Pourquoi ces dossiers sont exceptionnellement rares
Un seuil de gravité hors norme
La perpétuité incompressible ne vise pas à « punir plus » par principe, mais à protéger durablement la société dans des situations où la dangerosité et l’extrême gravité des faits rendent toute réinsertion hautement improbable à moyen terme. C’est le message envoyé par la cour d’assises quand elle motive ce choix exceptionnel.
Un contrôle juridictionnel serré
Au terme des 30 ans, la demande de relèvement passe par des expertises pluridisciplinaires et un examen juridictionnel minutieux. En matière de terrorisme, la procédure ajoute un avis d’une commission de magistrats de la Cour de cassation et la prise en compte du risque de trouble grave à l’ordre public. Dans la pratique, ces barrières rendent une sortie hautement improbable.
Questions que vous vous posez (sans tourner autour du pot)
Un condamné à la perpétuité incompressible peut-il sortir un jour ?
Juridiquement, une perspective très conditionnelle existe au bout de 30 ans : le condamné peut demander le relèvement de la sûreté. Dans les faits, les conditions sont si strictes que cette issue est extrêmement rare, et elle ne signifie pas sortie immédiate. Si le relèvement est accordé, le condamné doit ensuite obtenir un aménagement (encore un filtre), souvent assorti de mesures de contrôle potentiellement illimitées dans le temps.
Pourquoi parler de « peine la plus lourde » ?
Car depuis l’abolition de la peine de mort en 1981, il n’existe rien de plus sévère que la perpétuité incompressible. Elle neutralise toute ouverture de porte pendant 30 ans et place la barre d’un éventuel réexamen à un niveau particulièrement élevé.
Ce qu’il faut retenir
- La perpétuité incompressible est une peine rare, réservée à des crimes d’exception (meurtres d’enfants avec viol/torture, assassinats de dépositaires de l’autorité, terrorisme).

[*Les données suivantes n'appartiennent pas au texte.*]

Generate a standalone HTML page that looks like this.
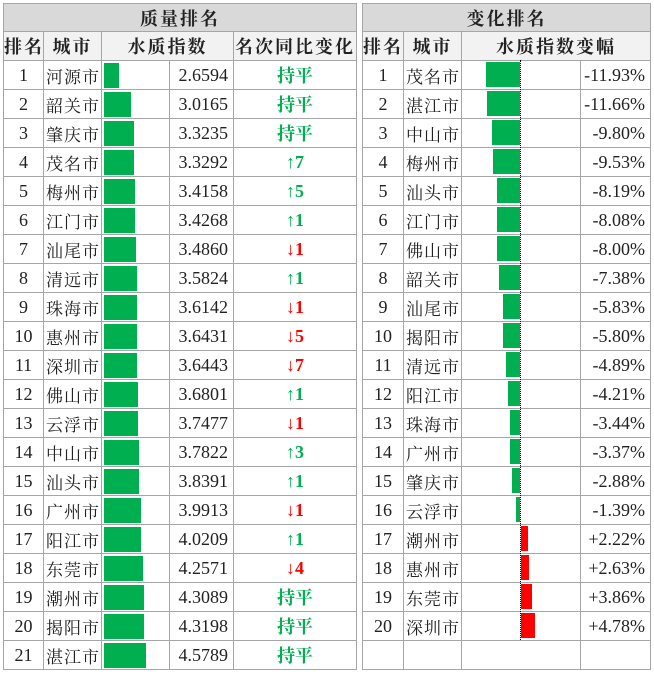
<!DOCTYPE html>
<html><head><meta charset="utf-8"><style>
body{margin:0;width:654px;height:674px;background:#fff;position:relative;overflow:hidden;font-family:"Liberation Serif","Noto Serif CJK SC",serif;}
table{position:absolute;border-collapse:collapse;table-layout:fixed;}
td{border:1px solid #a6a6a6;height:28px;padding:0;font-size:18px;color:#222;text-align:center;white-space:nowrap;position:relative;overflow:hidden;}
tr.t td{background:#d9d9d9;font-weight:bold;height:27px;letter-spacing:2px;}
tr.h td{background:#f2f2f2;font-weight:bold;letter-spacing:2px;}
td.c{letter-spacing:1px;text-align:left;padding-left:2px;font-size:17px;}
td.v{text-align:right;padding-right:5px;}
.b{position:absolute;top:2px;height:25px;background:#00b050;left:2px;}
.g{color:#00b050;font-weight:bold;}
.d{color:#ff0000;font-weight:bold;}
.ar{font-weight:normal;}
#L{left:3px;top:3px;width:353px;}
#R{left:362px;top:3px;width:288px;}
.ax{position:absolute;left:520px;top:60px;height:580px;border-left:1px dotted #000;}
.rb{position:absolute;height:25px;}
</style></head><body>
<table id="L">
<colgroup><col style="width:40px"><col style="width:58px"><col style="width:68px"><col style="width:64px"><col style="width:123px"></colgroup>
<tr class="t"><td colspan="5">质量排名</td></tr>
<tr class="h"><td>排名</td><td>城市</td><td colspan="2">水质指数</td><td>名次同比变化</td></tr>
<tr><td>1</td><td class="c">河源市</td><td><div class="b" style="width:15px"></div></td><td class="v">2.6594</td><td class="g">持平</td></tr>
<tr><td>2</td><td class="c">韶关市</td><td><div class="b" style="width:27px"></div></td><td class="v">3.0165</td><td class="g">持平</td></tr>
<tr><td>3</td><td class="c">肇庆市</td><td><div class="b" style="width:30px"></div></td><td class="v">3.3235</td><td class="g">持平</td></tr>
<tr><td>4</td><td class="c">茂名市</td><td><div class="b" style="width:30px"></div></td><td class="v">3.3292</td><td class="g"><span class="ar">↑</span>7</td></tr>
<tr><td>5</td><td class="c">梅州市</td><td><div class="b" style="width:31px"></div></td><td class="v">3.4158</td><td class="g"><span class="ar">↑</span>5</td></tr>
<tr><td>6</td><td class="c">江门市</td><td><div class="b" style="width:31px"></div></td><td class="v">3.4268</td><td class="g"><span class="ar">↑</span>1</td></tr>
<tr><td>7</td><td class="c">汕尾市</td><td><div class="b" style="width:32px"></div></td><td class="v">3.4860</td><td class="d"><span class="ar">↓</span>1</td></tr>
<tr><td>8</td><td class="c">清远市</td><td><div class="b" style="width:33px"></div></td><td class="v">3.5824</td><td class="g"><span class="ar">↑</span>1</td></tr>
<tr><td>9</td><td class="c">珠海市</td><td><div class="b" style="width:33px"></div></td><td class="v">3.6142</td><td class="d"><span class="ar">↓</span>1</td></tr>
<tr><td>10</td><td class="c">惠州市</td><td><div class="b" style="width:33px"></div></td><td class="v">3.6431</td><td class="d"><span class="ar">↓</span>5</td></tr>
<tr><td>11</td><td class="c">深圳市</td><td><div class="b" style="width:33px"></div></td><td class="v">3.6443</td><td class="d"><span class="ar">↓</span>7</td></tr>
<tr><td>12</td><td class="c">佛山市</td><td><div class="b" style="width:34px"></div></td><td class="v">3.6801</td><td class="g"><span class="ar">↑</span>1</td></tr>
<tr><td>13</td><td class="c">云浮市</td><td><div class="b" style="width:34px"></div></td><td class="v">3.7477</td><td class="d"><span class="ar">↓</span>1</td></tr>
<tr><td>14</td><td class="c">中山市</td><td><div class="b" style="width:35px"></div></td><td class="v">3.7822</td><td class="g"><span class="ar">↑</span>3</td></tr>
<tr><td>15</td><td class="c">汕头市</td><td><div class="b" style="width:35px"></div></td><td class="v">3.8391</td><td class="g"><span class="ar">↑</span>1</td></tr>
<tr><td>16</td><td class="c">广州市</td><td><div class="b" style="width:37px"></div></td><td class="v">3.9913</td><td class="d"><span class="ar">↓</span>1</td></tr>
<tr><td>17</td><td class="c">阳江市</td><td><div class="b" style="width:37px"></div></td><td class="v">4.0209</td><td class="g"><span class="ar">↑</span>1</td></tr>
<tr><td>18</td><td class="c">东莞市</td><td><div class="b" style="width:39px"></div></td><td class="v">4.2571</td><td class="d"><span class="ar">↓</span>4</td></tr>
<tr><td>19</td><td class="c">潮州市</td><td><div class="b" style="width:40px"></div></td><td class="v">4.3089</td><td class="g">持平</td></tr>
<tr><td>20</td><td class="c">揭阳市</td><td><div class="b" style="width:40px"></div></td><td class="v">4.3198</td><td class="g">持平</td></tr>
<tr><td>21</td><td class="c">湛江市</td><td><div class="b" style="width:42px"></div></td><td class="v">4.5789</td><td class="g">持平</td></tr>
</table>
<table id="R">
<colgroup><col style="width:41px"><col style="width:58px"><col style="width:119px"><col style="width:70px"></colgroup>
<tr class="t"><td colspan="4">变化排名</td></tr>
<tr class="h"><td>排名</td><td>城市</td><td colspan="2">水质指数变幅</td></tr>
<tr><td>1</td><td class="c">茂名市</td><td></td><td class="v">-11.93%</td></tr>
<tr><td>2</td><td class="c">湛江市</td><td></td><td class="v">-11.66%</td></tr>
<tr><td>3</td><td class="c">中山市</td><td></td><td class="v">-9.80%</td></tr>
<tr><td>4</td><td class="c">梅州市</td><td></td><td class="v">-9.53%</td></tr>
<tr><td>5</td><td class="c">汕头市</td><td></td><td class="v">-8.19%</td></tr>
<tr><td>6</td><td class="c">江门市</td><td></td><td class="v">-8.08%</td></tr>
<tr><td>7</td><td class="c">佛山市</td><td></td><td class="v">-8.00%</td></tr>
<tr><td>8</td><td class="c">韶关市</td><td></td><td class="v">-7.38%</td></tr>
<tr><td>9</td><td class="c">汕尾市</td><td></td><td class="v">-5.83%</td></tr>
<tr><td>10</td><td class="c">揭阳市</td><td></td><td class="v">-5.80%</td></tr>
<tr><td>11</td><td class="c">清远市</td><td></td><td class="v">-4.89%</td></tr>
<tr><td>12</td><td class="c">阳江市</td><td></td><td class="v">-4.21%</td></tr>
<tr><td>13</td><td class="c">珠海市</td><td></td><td class="v">-3.44%</td></tr>
<tr><td>14</td><td class="c">广州市</td><td></td><td class="v">-3.37%</td></tr>
<tr><td>15</td><td class="c">肇庆市</td><td></td><td class="v">-2.88%</td></tr>
<tr><td>16</td><td class="c">云浮市</td><td></td><td class="v">-1.39%</td></tr>
<tr><td>17</td><td class="c">潮州市</td><td></td><td class="v">+2.22%</td></tr>
<tr><td>18</td><td class="c">惠州市</td><td></td><td class="v">+2.63%</td></tr>
<tr><td>19</td><td class="c">东莞市</td><td></td><td class="v">+3.86%</td></tr>
<tr><td>20</td><td class="c">深圳市</td><td></td><td class="v">+4.78%</td></tr>
<tr><td></td><td></td><td></td><td></td></tr>
</table>
<div class="rb" style="background:#00b050;top:62px;left:486px;width:34px"></div>
<div class="rb" style="background:#00b050;top:91px;left:487px;width:33px"></div>
<div class="rb" style="background:#00b050;top:120px;left:492px;width:28px"></div>
<div class="rb" style="background:#00b050;top:149px;left:493px;width:27px"></div>
<div class="rb" style="background:#00b050;top:178px;left:497px;width:23px"></div>
<div class="rb" style="background:#00b050;top:207px;left:497px;width:23px"></div>
<div class="rb" style="background:#00b050;top:236px;left:497px;width:23px"></div>
<div class="rb" style="background:#00b050;top:265px;left:499px;width:21px"></div>
<div class="rb" style="background:#00b050;top:294px;left:503px;width:17px"></div>
<div class="rb" style="background:#00b050;top:323px;left:503px;width:17px"></div>
<div class="rb" style="background:#00b050;top:352px;left:506px;width:14px"></div>
<div class="rb" style="background:#00b050;top:381px;left:508px;width:12px"></div>
<div class="rb" style="background:#00b050;top:410px;left:510px;width:10px"></div>
<div class="rb" style="background:#00b050;top:439px;left:510px;width:10px"></div>
<div class="rb" style="background:#00b050;top:468px;left:512px;width:8px"></div>
<div class="rb" style="background:#00b050;top:497px;left:516px;width:4px"></div>
<div class="rb" style="background:#ff0000;top:526px;left:521px;width:7px"></div>
<div class="rb" style="background:#ff0000;top:555px;left:521px;width:8px"></div>
<div class="rb" style="background:#ff0000;top:584px;left:521px;width:11px"></div>
<div class="rb" style="background:#ff0000;top:613px;left:521px;width:14px"></div>
<div class="ax"></div>
</body></html>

- Pendant 30 ans, aucun aménagement n’est possible. Après, un relèvement de la sûreté peut être demandé, sous conditions draconiennes.
- En France, on ne compte qu’une petite douzaine de dossiers ayant abouti à cette peine depuis 1994, dont des noms tristement connus (Bodein, Fourniret, Abdeslam, Aouissaoui, Benkired).